Plans to refurbish a landmark north lighthouse built by the uncle of author Robert Louis Stevenson have been unveiled.
Noss Head Lighthouse near Wick was built in 1849 by engineer Alan Stevenson, one of the famous “lighthouse Stevensons.” He was responsible for creating more than a dozen such structures around Scotland.
The Northern Lighthouse Board (NLB), which owns the category A-listed lighthouse tower and quarterdeck, has applied for listed building consent to clear asbestos from the building and upgrade the aid to navigation lighting in the tower.
Proposed works involve replacing the obsolete sealed beam optic lamp and electrical system with an updated system and LED optic technology.
The Northern Lighthouse Board owned tower and quarterdeck building is also to be totally refurbished and repainted.
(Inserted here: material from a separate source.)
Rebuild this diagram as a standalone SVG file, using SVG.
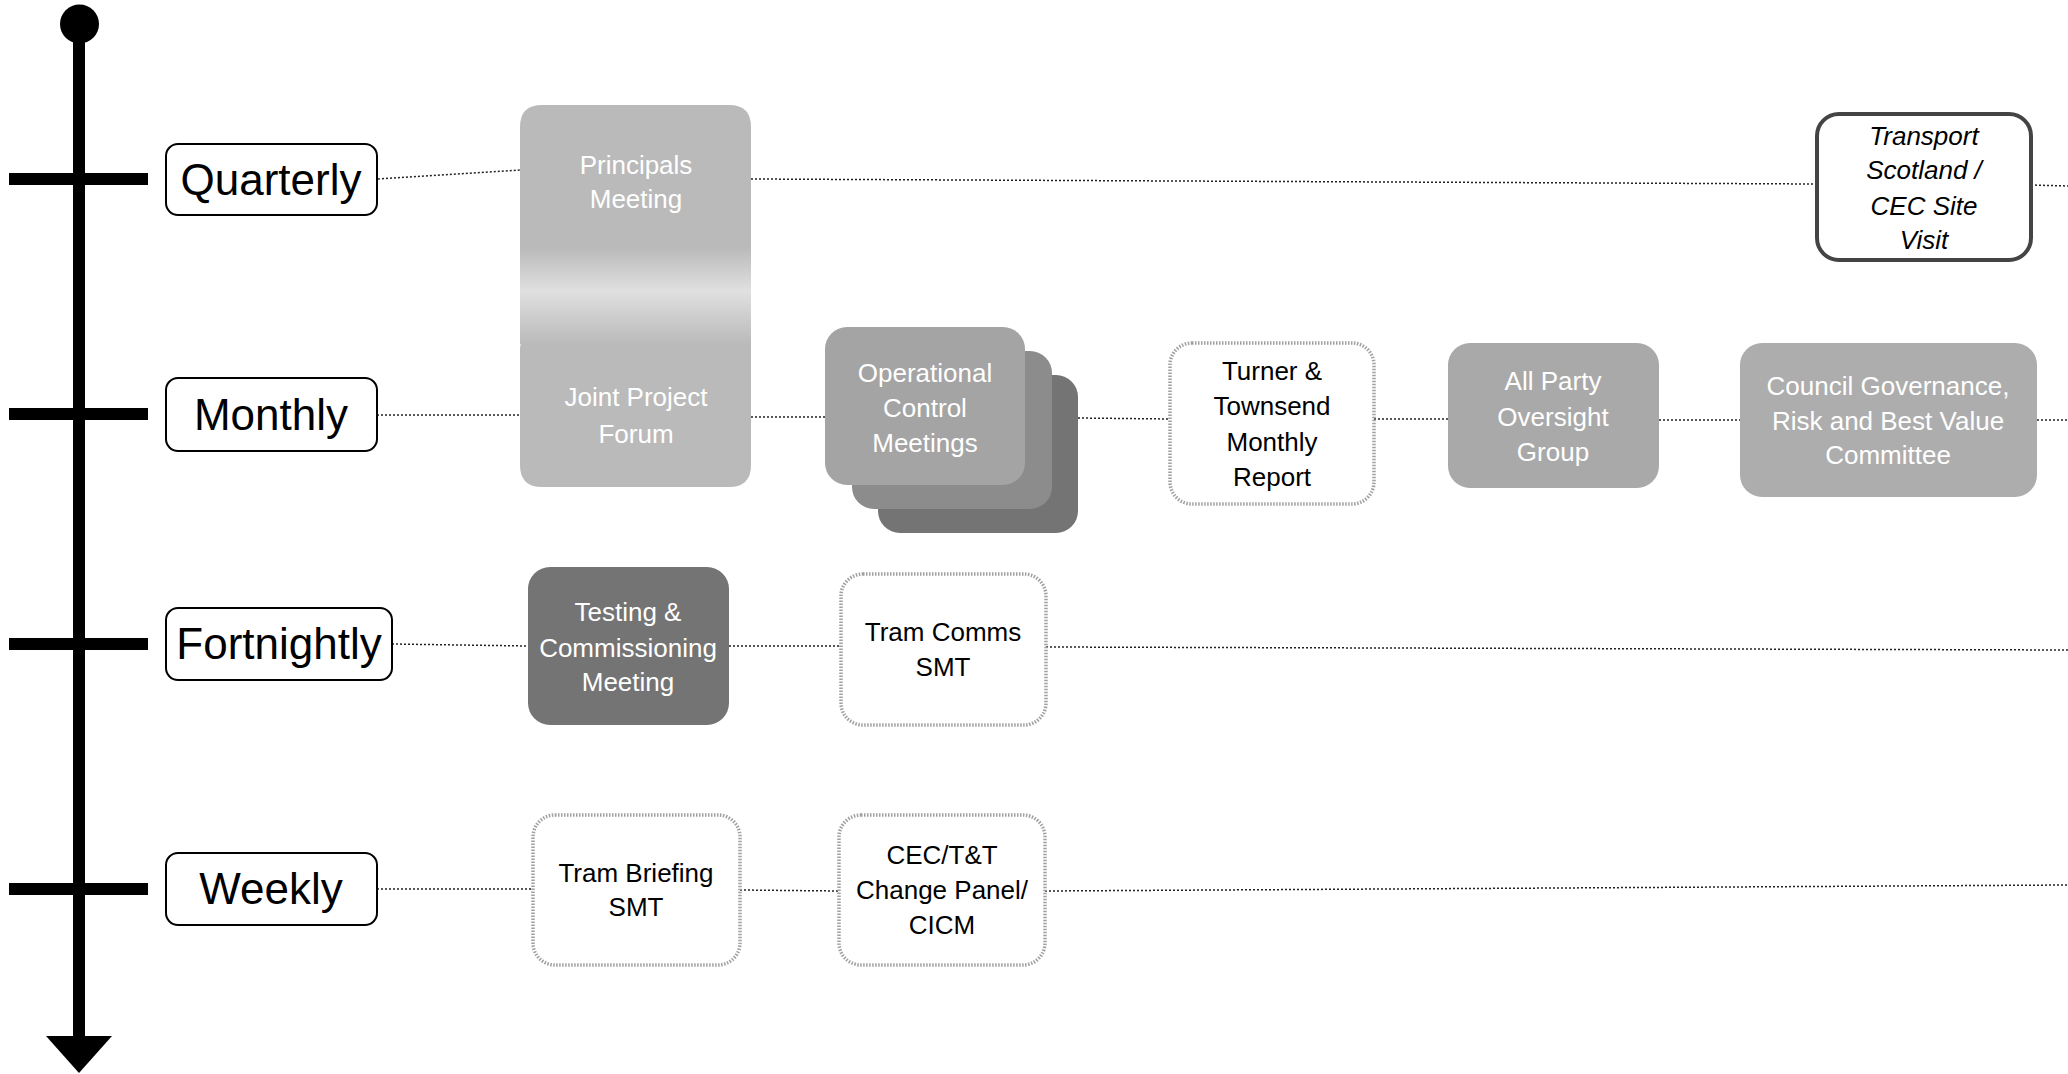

Existing collimating screens, which channel light, are to be taken down and removed from the site and new security gates will be installed above the existing entrance doors and quarterback compartments, and new safety gates will be installed at lightroom and watchroom levels.
The lighthouse has not been modified since it was automated in 1987 and the original Fresnel lens is now at a museum in Wick.
Part of a family of lighthouse engineers, Alan Stevenson designed the lighthouse which was the first to have a diagonally paned lantern room.
It is said that, were it not for Robert Louis Stevenson’s disliking of his time spent as an apprentice engineer working with his father and uncle on various north lighthouses, he would not have turned to writing.
The lighthouse is set behind a dry stone wall within its own grounds encompassing 13 hectares and forms an impressive cliff-top promontory, flanked to the south by the striking remains of Castle Sinclair Girnigoe.
The Lighthouse Keeper’s Cottage is a category A listed building constructed in the Egyptian style and painted in the traditional white with ochre trim and is the beautiful epitome of Stevenson lighthouse engineering. The application for listed building consent was validated by Highland Council on April 11.